(Data extracted from a collection)
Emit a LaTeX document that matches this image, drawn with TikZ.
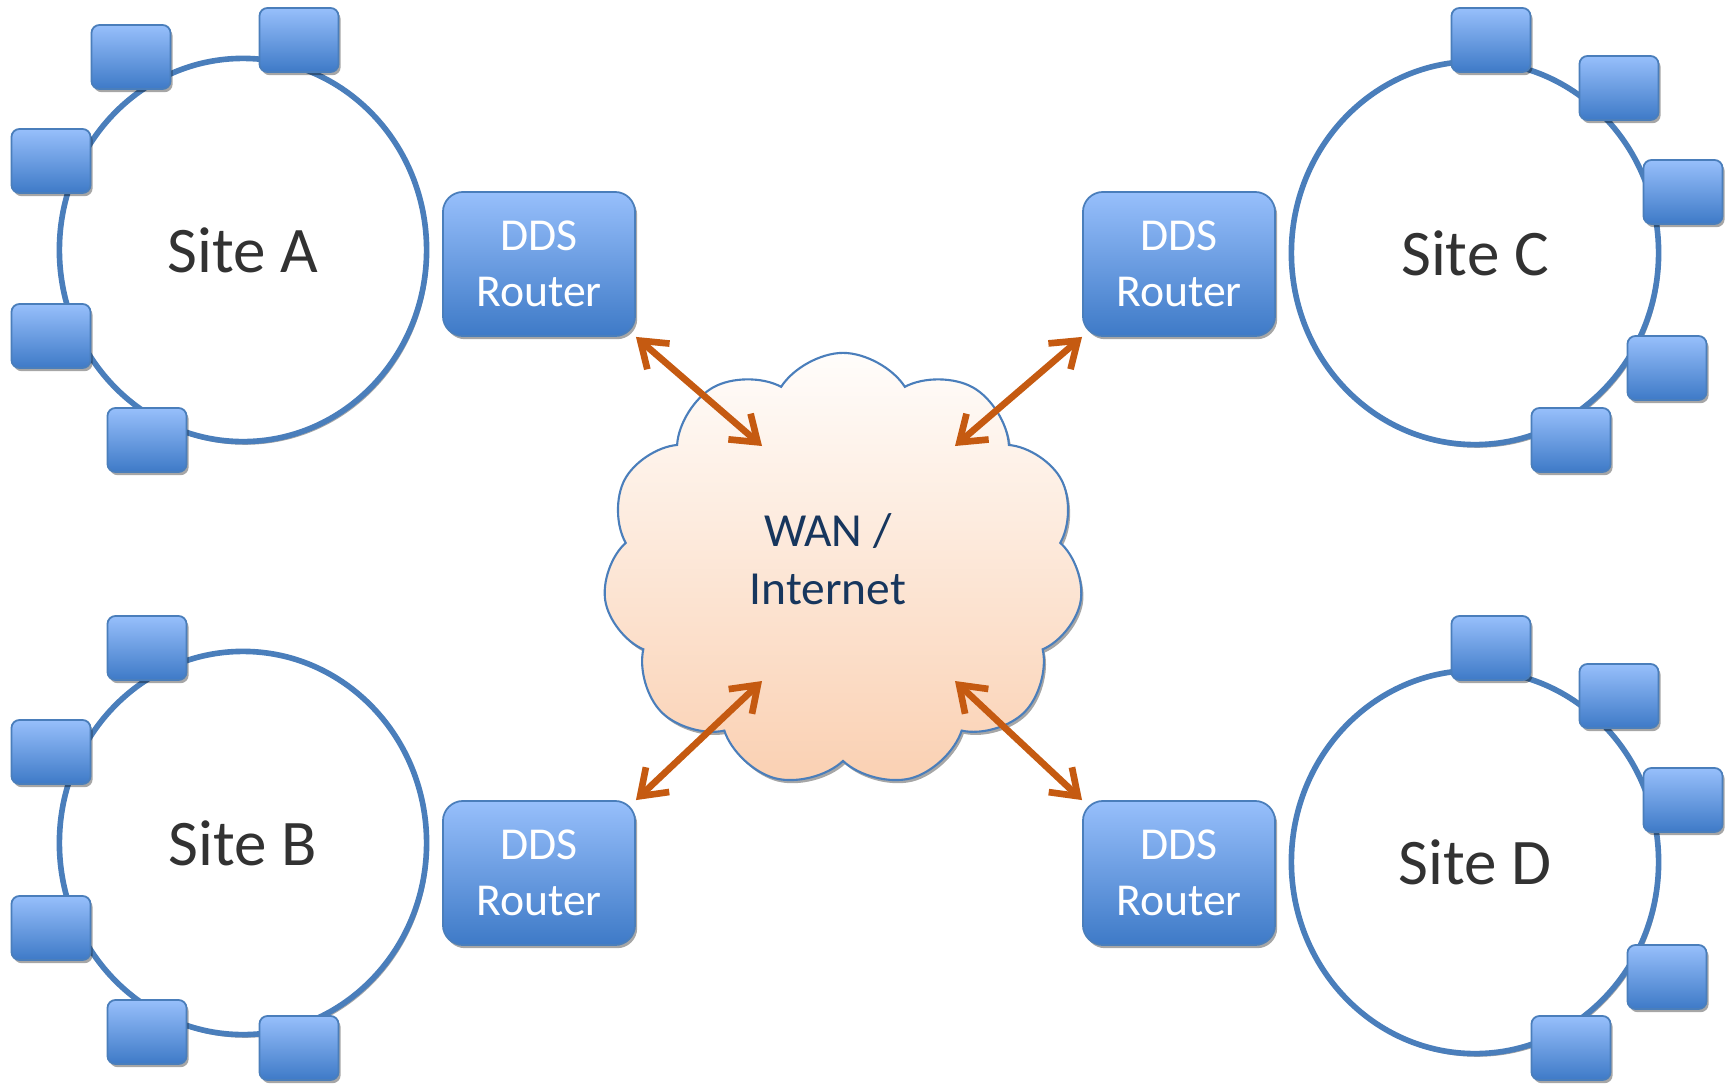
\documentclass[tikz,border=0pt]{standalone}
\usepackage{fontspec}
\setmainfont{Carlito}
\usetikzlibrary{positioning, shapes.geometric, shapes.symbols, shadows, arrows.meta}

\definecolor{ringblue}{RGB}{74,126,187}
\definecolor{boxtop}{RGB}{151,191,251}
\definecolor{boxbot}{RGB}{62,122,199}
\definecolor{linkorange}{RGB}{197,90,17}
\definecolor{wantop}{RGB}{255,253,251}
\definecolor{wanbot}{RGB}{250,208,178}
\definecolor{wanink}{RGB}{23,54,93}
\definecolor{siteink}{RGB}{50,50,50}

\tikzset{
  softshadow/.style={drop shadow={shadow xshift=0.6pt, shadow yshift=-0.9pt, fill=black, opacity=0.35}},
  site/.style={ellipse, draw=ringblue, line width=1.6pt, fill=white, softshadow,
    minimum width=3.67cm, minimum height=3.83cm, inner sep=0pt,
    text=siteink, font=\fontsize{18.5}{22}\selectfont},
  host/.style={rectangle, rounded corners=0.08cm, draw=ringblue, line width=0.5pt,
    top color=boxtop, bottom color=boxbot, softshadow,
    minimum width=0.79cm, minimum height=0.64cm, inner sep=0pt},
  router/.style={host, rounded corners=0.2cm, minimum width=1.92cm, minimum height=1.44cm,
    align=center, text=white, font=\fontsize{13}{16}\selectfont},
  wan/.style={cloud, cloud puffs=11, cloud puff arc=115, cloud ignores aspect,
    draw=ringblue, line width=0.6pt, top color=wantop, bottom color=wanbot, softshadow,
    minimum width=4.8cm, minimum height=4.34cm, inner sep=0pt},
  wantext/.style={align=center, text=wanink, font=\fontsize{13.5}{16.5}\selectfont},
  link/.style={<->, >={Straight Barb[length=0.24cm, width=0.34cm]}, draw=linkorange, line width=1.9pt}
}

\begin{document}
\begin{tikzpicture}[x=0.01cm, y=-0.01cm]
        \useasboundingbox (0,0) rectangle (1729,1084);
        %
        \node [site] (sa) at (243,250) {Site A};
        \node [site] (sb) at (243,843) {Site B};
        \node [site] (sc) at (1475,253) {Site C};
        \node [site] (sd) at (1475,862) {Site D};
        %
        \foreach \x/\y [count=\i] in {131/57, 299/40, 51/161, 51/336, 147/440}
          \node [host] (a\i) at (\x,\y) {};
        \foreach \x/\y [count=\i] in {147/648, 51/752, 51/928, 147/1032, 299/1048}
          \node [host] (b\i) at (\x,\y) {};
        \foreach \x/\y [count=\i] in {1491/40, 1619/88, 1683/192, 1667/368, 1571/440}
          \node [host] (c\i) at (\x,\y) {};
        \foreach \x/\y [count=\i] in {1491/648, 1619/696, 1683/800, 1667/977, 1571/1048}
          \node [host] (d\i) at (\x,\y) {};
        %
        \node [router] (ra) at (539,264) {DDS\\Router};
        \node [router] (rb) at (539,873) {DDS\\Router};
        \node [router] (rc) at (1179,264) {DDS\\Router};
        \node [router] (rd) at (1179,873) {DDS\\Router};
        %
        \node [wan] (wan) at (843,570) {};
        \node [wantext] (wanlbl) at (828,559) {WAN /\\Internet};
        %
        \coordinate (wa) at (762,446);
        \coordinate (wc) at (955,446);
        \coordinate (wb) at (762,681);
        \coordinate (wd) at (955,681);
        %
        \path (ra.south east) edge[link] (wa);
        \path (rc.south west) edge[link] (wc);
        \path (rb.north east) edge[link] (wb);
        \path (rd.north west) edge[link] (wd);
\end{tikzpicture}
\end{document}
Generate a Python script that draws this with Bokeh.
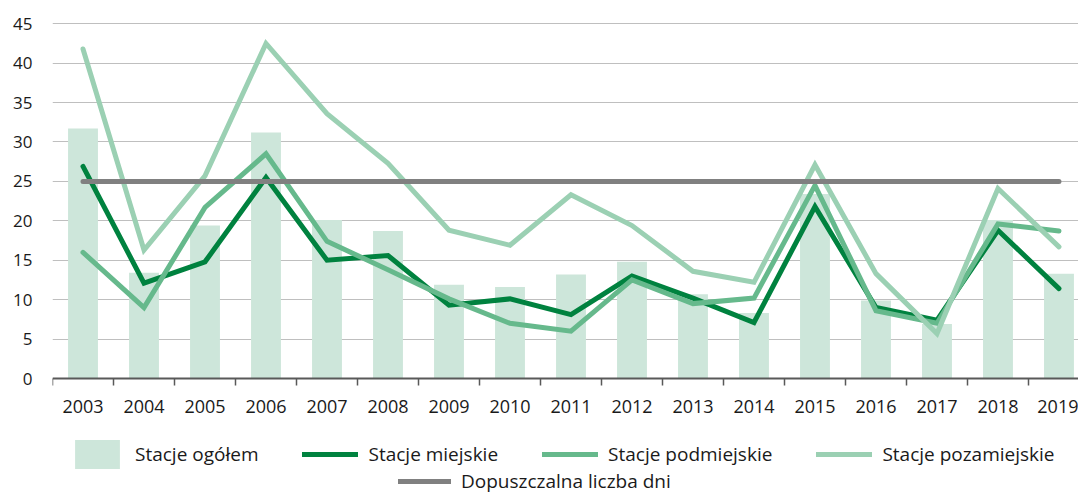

■ **Aim**:
Copy every line of the records above that holds the word "this".

■ **Reply**:
Emit a LaTeX document that matches this image, drawn with TikZ.
Generate a Python script that draws this with Bokeh.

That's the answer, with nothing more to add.